→ **Task to complete**:
Print exactly, please, the lines from the top of the entries below up to and including the line with "import * as", and nothing else; pictures are excluded.

→ **Input data**:
_ _ _
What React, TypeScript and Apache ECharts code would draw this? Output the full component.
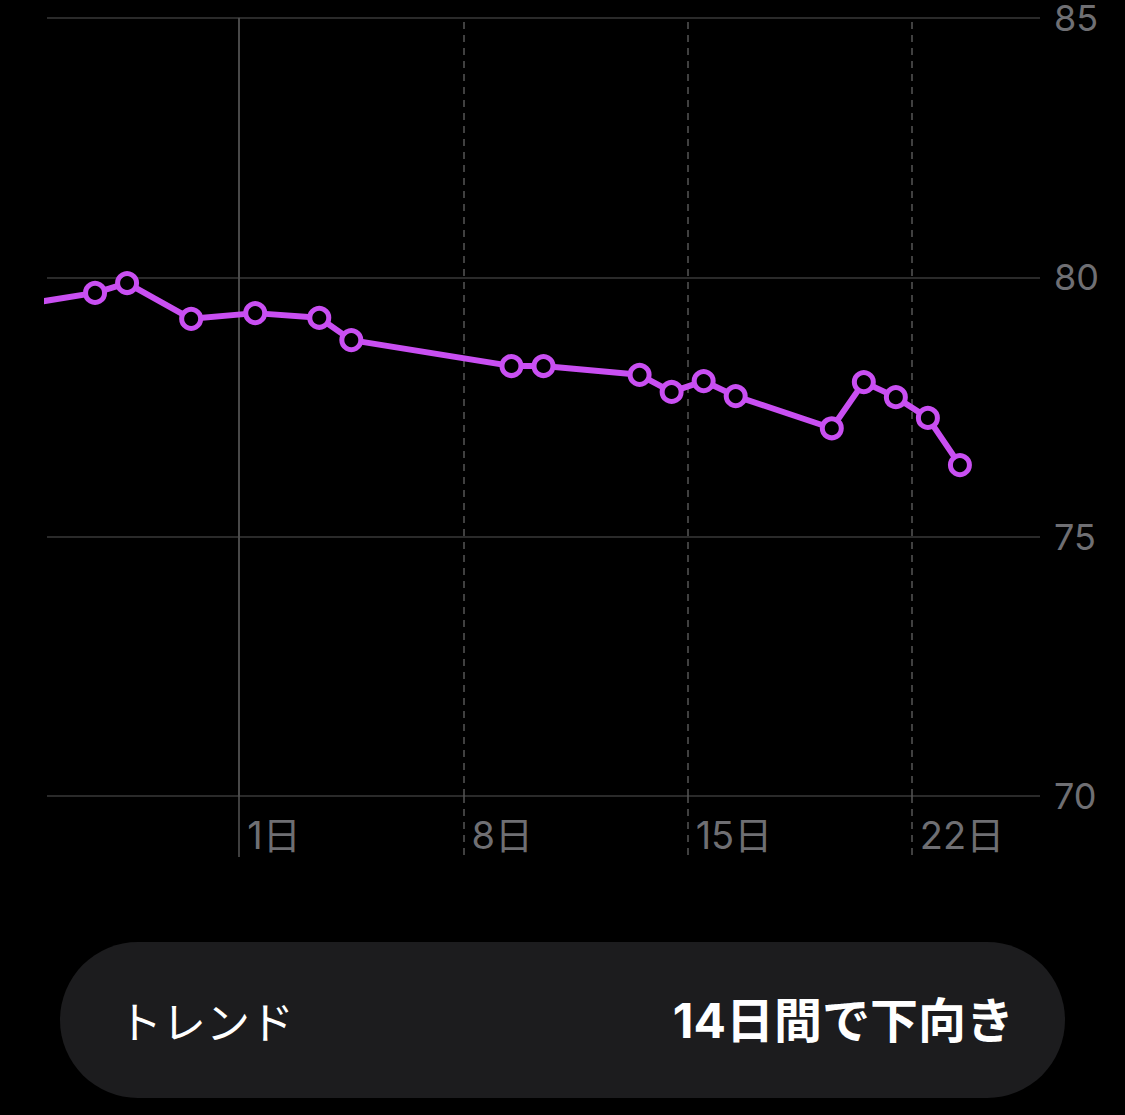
import React, { useEffect, useRef } from "react";
import * as echarts from "echarts";

// Days counted from the start of the 1st (0 = 1日 00:00); readings are at midday.
const dayOffsets = [-6.5, -4.5, -3.5, -1.5, 0.5, 2.5, 3.5, 8.5, 9.5, 12.5, 13.5, 14.5, 15.5, 18.5, 19.5, 20.5, 21.5, 22.5];
const weights = [79.5, 79.7, 79.89, 79.2, 79.31, 79.22, 78.79, 78.29, 78.29, 78.12, 77.79, 78.0, 77.71, 77.09, 77.98, 77.69, 77.29, 76.38];
const weekStarts = [0, 7, 14, 21];
const weekLabels = ["1日", "8日", "15日", "22日"];
const yTicks = [70, 75, 80, 85];
const trendTitle = "トレンド";
const trendValue = "14日間で下向き";

const PURPLE = "#c94ff2";
const GRID = "#383838";
const LABEL = "#6f6f73";
const FONT = "Inter, 'Noto Sans CJK JP', sans-serif";

export default function App() {
  const ref = useRef<HTMLDivElement>(null);
  useEffect(() => {
    document.body.style.margin = "0";
    document.body.style.background = "#000";
    const chart = echarts.init(ref.current!, null, { renderer: "svg" });
    const labelMap: Record<number, string> = {};
    weekStarts.forEach((d, i) => (labelMap[d] = weekLabels[i]));
    chart.setOption({
      animation: false,
      backgroundColor: "#000",
      grid: { left: 47, right: 85, top: 18, bottom: 319, containLabel: false },
      xAxis: [
        {
          type: "value",
          min: -6,
          max: 25,
          axisLine: { show: false },
          splitLine: { show: false },
          axisTick: {
            show: true,
            inside: false,
            length: 61,
            customValues: weekStarts.slice(1),
            lineStyle: { color: "#555", width: 1.5, type: [7, 6] },
          },
          axisLabel: {
            show: true,
            customValues: weekStarts,
            formatter: (v: number) => labelMap[v] ?? "",
            align: "left",
            margin: 20,
            padding: [0, 0, 0, 8],
            color: LABEL,
            fontSize: 38,
            fontFamily: FONT,
          },
        },
        {
          type: "value",
          min: -6,
          max: 25,
          position: "bottom",
          axisLine: { show: false },
          splitLine: { show: false },
          axisLabel: { show: false },
          axisTick: {
            show: true,
            length: 61,
            customValues: [weekStarts[0]],
            lineStyle: { color: "#555", width: 1.5 },
          },
        },
      ],
      yAxis: [
        {
          type: "value",
          position: "right",
          min: 70,
          max: 85,
          interval: 5,
          axisLine: { show: false },
          axisTick: { show: false },
          splitLine: { show: true, lineStyle: { color: GRID, width: 1.5 } },
          axisLabel: {
            margin: 14,
            color: LABEL,
            fontSize: 36,
            lineHeight: 34,
            fontFamily: FONT,
            customValues: yTicks,
          },
        },
        {
          type: "value",
          position: "left",
          min: 70,
          max: 85,
          interval: 5,
          axisLine: { show: true, lineStyle: { color: GRID, width: 1.5 } },
          axisTick: { show: false },
          splitLine: { show: false },
          axisLabel: { show: false },
        },
      ],
      series: [
        {
          type: "line",
          xAxisIndex: 0,
          yAxisIndex: 0,
          data: dayOffsets.map((d, i) => [d, weights[i]]),
          clip: true,
          symbol: "circle",
          symbolSize: 19,
          showAllSymbol: true,
          lineStyle: { color: PURPLE, width: 6 },
          itemStyle: { color: "#000", borderColor: PURPLE, borderWidth: 5 },
          markLine: {
            silent: true,
            symbol: "none",
            label: { show: false },
            data: weekStarts.map((d, i) => ({
              xAxis: d,
              lineStyle: {
                color: "#555",
                width: 1.5,
                type: i === 0 ? "solid" : [7, 6],
              },
            })),
          },
          z: 5,
        },
      ],
      graphic: [
        {
          type: "rect",
          shape: { x: 60, y: 942, width: 1005, height: 156, r: 78 },
          style: { fill: "#1c1c1e" },
        },
        {
          type: "text",
          x: 118,
          y: 1020,
          style: {
            text: trendTitle,
            fill: "#fff",
            fontSize: 44,
            fontFamily: "'Noto Sans CJK JP', sans-serif",
            verticalAlign: "middle",
            align: "left",
          },
        },
        {
          type: "text",
          x: 1014,
          y: 1020,
          style: {
            text: trendValue,
            fill: "#fff",
            fontSize: 48,
            fontWeight: "bold",
            fontFamily: "Inter, 'Noto Sans CJK JP', sans-serif",
            verticalAlign: "middle",
            align: "right",
          },
        },
      ],
    });
    return () => chart.dispose();
  }, []);
  return <div ref={ref} style={{ width: 1125, height: 1115, background: "#000" }} />;
}
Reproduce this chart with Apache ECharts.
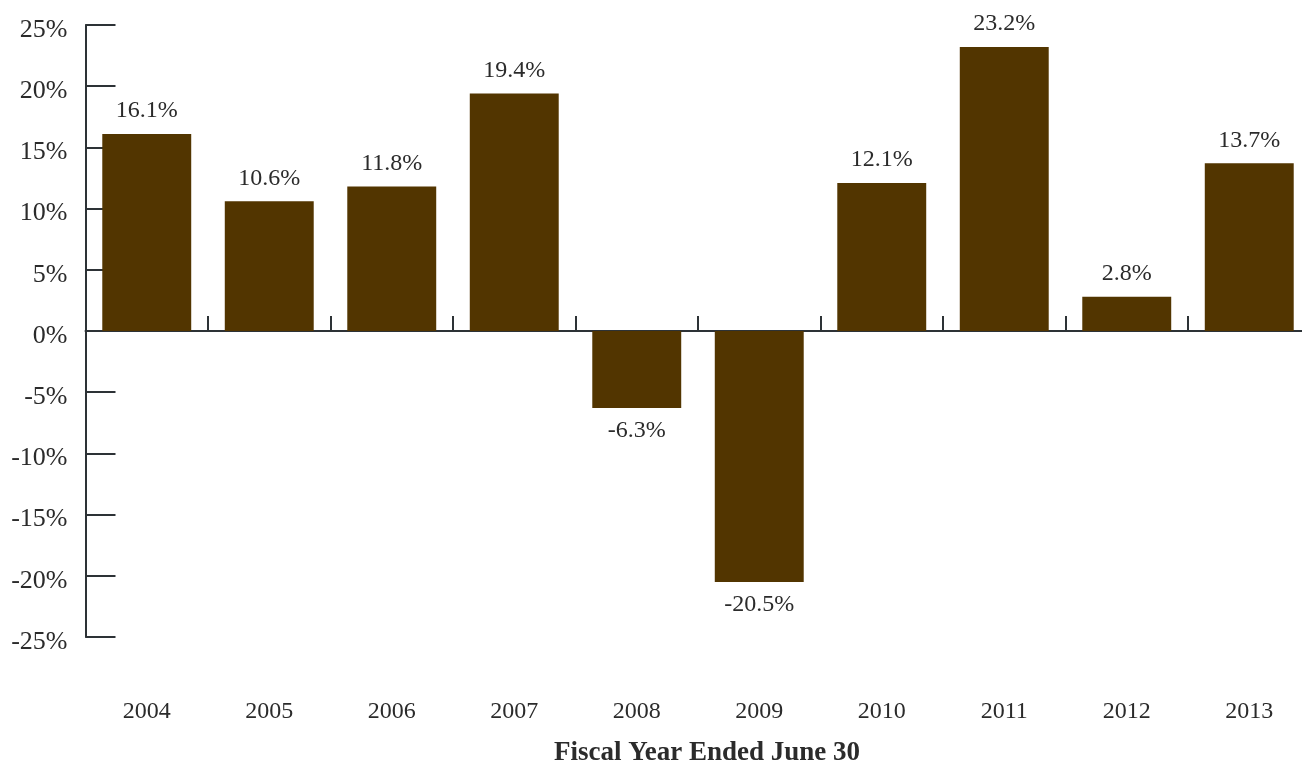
<!DOCTYPE html>
<html>
<head>
<meta charset="utf-8">
<script src="https://cdn.jsdelivr.net/npm/echarts@6/dist/echarts.min.js"></script>
<style>
  html, body { margin: 0; padding: 0; background: #fff; }
  #chart { width: 1302px; height: 766px; }
</style>
</head>
<body>
<div id="chart"></div>
<script>
// Annual returns by fiscal year
const years = ['2004', '2005', '2006', '2007', '2008', '2009', '2010', '2011', '2012', '2013'];
const returns = [16.1, 10.6, 11.8, 19.4, -6.3, -20.5, 12.1, 23.2, 2.8, 13.7];
const yTicks = { min: -25, max: 25, step: 5 };
const axisTitle = 'Fiscal Year Ended June 30';

const FONT = '"Liberation Serif", "DejaVu Serif", serif';
const TEXT = '#2b2b2b';
const AXIS = '#2d3236';
const BAR = '#523500';

const chart = echarts.init(document.getElementById('chart'), null, { renderer: 'canvas' });

chart.setOption({
  animation: false,
  backgroundColor: '#ffffff',
  // plot runs past the right edge so the last category is clipped by the canvas
  grid: { left: 85.5, top: 25, width: 1225, height: 612, containLabel: false, outerBoundsMode: 'none' },
  xAxis: [
    {
      type: 'category',
      data: years,
      axisLine: { onZero: true, lineStyle: { color: AXIS, width: 2 } },
      axisTick: { show: true, inside: true, length: 15, alignWithLabel: false, lineStyle: { color: AXIS, width: 2 } },
      axisLabel: { show: false },
      splitLine: { show: false }
    },
    {
      type: 'category',
      data: years,
      position: 'bottom',
      axisLine: { show: false, onZero: false },
      axisTick: { show: false },
      axisLabel: { margin: 63, fontFamily: FONT, fontSize: 24, color: TEXT },
      splitLine: { show: false }
    }
  ],
  yAxis: {
    type: 'value',
    min: yTicks.min,
    max: yTicks.max,
    interval: yTicks.step,
    axisLine: { show: true, lineStyle: { color: AXIS, width: 2 } },
    axisTick: { show: true, inside: true, length: 30, lineStyle: { color: AXIS, width: 2 } },
    axisLabel: {
      margin: 18, fontFamily: FONT, fontSize: 26, color: TEXT,
      verticalAlign: 'top', lineHeight: 10,
      formatter: v => v + '%'
    },
    splitLine: { show: false }
  },
  graphic: [{
    type: 'text',
    x: 707,
    y: 753,
    style: {
      text: axisTitle, font: 'bold 27px ' + FONT, fill: TEXT,
      align: 'center', verticalAlign: 'middle'
    }
  }],
  series: [{
    type: 'bar',
    xAxisIndex: 0,
    data: returns,
    barWidth: '72.6%',
    itemStyle: { color: BAR },
    label: {
      show: true,
      position: 'outside',
      distance: 11,
      fontFamily: FONT,
      fontSize: 24,
      color: TEXT,
      formatter: p => p.value.toFixed(1) + '%'
    }
  }]
});
</script>
</body>
</html>
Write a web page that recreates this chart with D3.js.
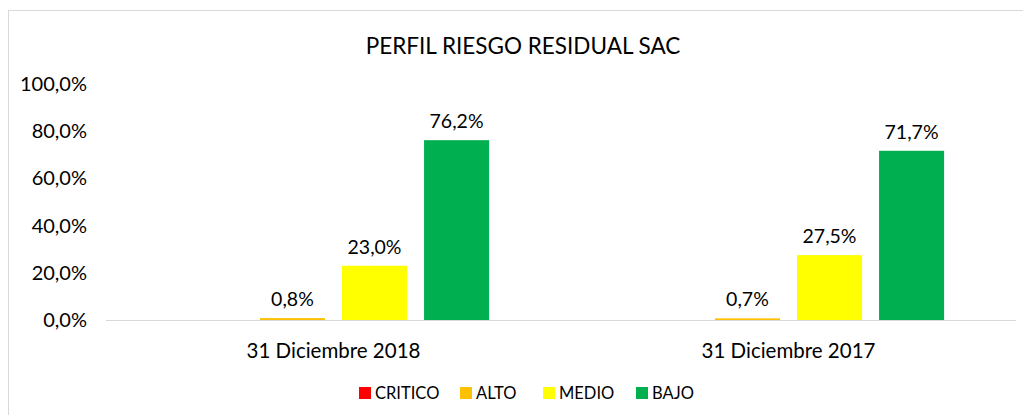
<!DOCTYPE html>
<html>
<head>
<meta charset="utf-8">
<script src="https://cdn.jsdelivr.net/npm/d3@7"></script>
<style>
  body { margin: 0; background: #fff; }
  svg { display: block; font-family: Lato, "Open Sans", sans-serif; }
</style>
</head>
<body>
<div id="chart"></div>
<script>
const categories = ['31 Diciembre 2018', '31 Diciembre 2017'];
const series = ['CRITICO', 'ALTO', 'MEDIO', 'BAJO'];
const colors = ['#FF0000', '#FFC000', '#FFFF00', '#00B050'];
// values per category, same order as series
const values2018 = [0, 0.008, 0.230, 0.762];
const values2017 = [0, 0.007, 0.275, 0.717];
const yTicks = [0, 0.2, 0.4, 0.6, 0.8, 1.0];

const width = 1023, height = 415;
const plotLeft = 106, plotRight = 1016, plotTop = 84, plotBottom = 320;

const svg = d3.select('#chart').append('svg')
  .attr('width', width)
  .attr('height', height);

// chart frame
svg.append('rect')
  .attr('x', 8.5).attr('y', 10.5)
  .attr('width', 1030).attr('height', 420)
  .attr('fill', 'none')
  .attr('stroke', '#D9D9D9');

svg.append('text')
  .attr('x', 523).attr('y', 54)
  .attr('text-anchor', 'middle')
  .attr('font-size', 22.5)
  .attr('fill', '#000')
  .text('PERFIL RIESGO RESIDUAL SAC');

const x0 = d3.scaleBand().domain(categories).range([plotLeft, plotRight])
  .paddingInner(0.316).paddingOuter(0.158);
const x1 = d3.scaleBand().domain(series).range([0, x0.bandwidth()])
  .paddingInner(0.207).paddingOuter(0);
const y = d3.scaleLinear().domain([0, 1]).range([plotBottom, plotTop]);

const fmt = v => (v * 100).toFixed(1).replace('.', ',') + '%';

// y axis labels
svg.append('g')
  .selectAll('text')
  .data(yTicks)
  .join('text')
  .attr('x', 87)
  .attr('y', d => y(d))
  .attr('dy', '0.35em')
  .attr('text-anchor', 'end')
  .attr('font-size', 20)
  .attr('fill', '#000')
  .text(fmt);

const data = [values2018, values2017];

const groups = svg.append('g')
  .selectAll('g')
  .data(categories)
  .join('g')
  .attr('transform', d => `translate(${x0(d)},0)`);

groups.selectAll('rect')
  .data((d, i) => data[i].map((v, j) => ({ key: series[j], value: v, color: colors[j] })))
  .join('rect')
  .attr('x', d => x1(d.key))
  .attr('width', x1.bandwidth())
  .attr('y', d => Math.min(y(d.value), plotBottom - 1.5))
  .attr('height', d => d.value > 0 ? Math.max(plotBottom - y(d.value), 1.5) : 0)
  .attr('fill', d => d.color);

groups.selectAll('text')
  .data((d, i) => data[i].map((v, j) => ({ key: series[j], value: v })).filter(d => d.value > 0))
  .join('text')
  .attr('x', d => x1(d.key) + x1.bandwidth() / 2)
  .attr('y', d => y(d.value) - 12)
  .attr('text-anchor', 'middle')
  .attr('font-size', 19.5)
  .attr('fill', '#000')
  .text(d => fmt(d.value));

// baseline
svg.append('line')
  .attr('x1', plotLeft).attr('x2', plotRight)
  .attr('y1', plotBottom + 0.5).attr('y2', plotBottom + 0.5)
  .attr('stroke', '#D9D9D9');

// category labels
svg.append('g')
  .selectAll('text')
  .data(categories)
  .join('text')
  .attr('x', d => x0(d) + x0.bandwidth() / 2)
  .attr('y', 358)
  .attr('text-anchor', 'middle')
  .attr('font-size', 20.5)
  .attr('fill', '#000')
  .text(d => d);

// legend
const legendX = [359, 460, 543, 636];
const legend = svg.append('g')
  .selectAll('g')
  .data(series)
  .join('g')
  .attr('transform', (d, i) => `translate(${legendX[i]},387)`);

legend.append('rect')
  .attr('width', 12).attr('height', 12)
  .attr('fill', (d, i) => colors[i]);

legend.append('text')
  .attr('x', 16).attr('y', 6)
  .attr('dy', '0.35em')
  .attr('font-size', 16.5)
  .attr('fill', '#000')
  .text(d => d);
</script>
</body>
</html>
_ _ _
→ **Solution for this exercise**:
What React, TypeScript and Apache ECharts code would draw this? Output the full component.
import React, { useEffect, useRef } from "react";
import * as echarts from "echarts";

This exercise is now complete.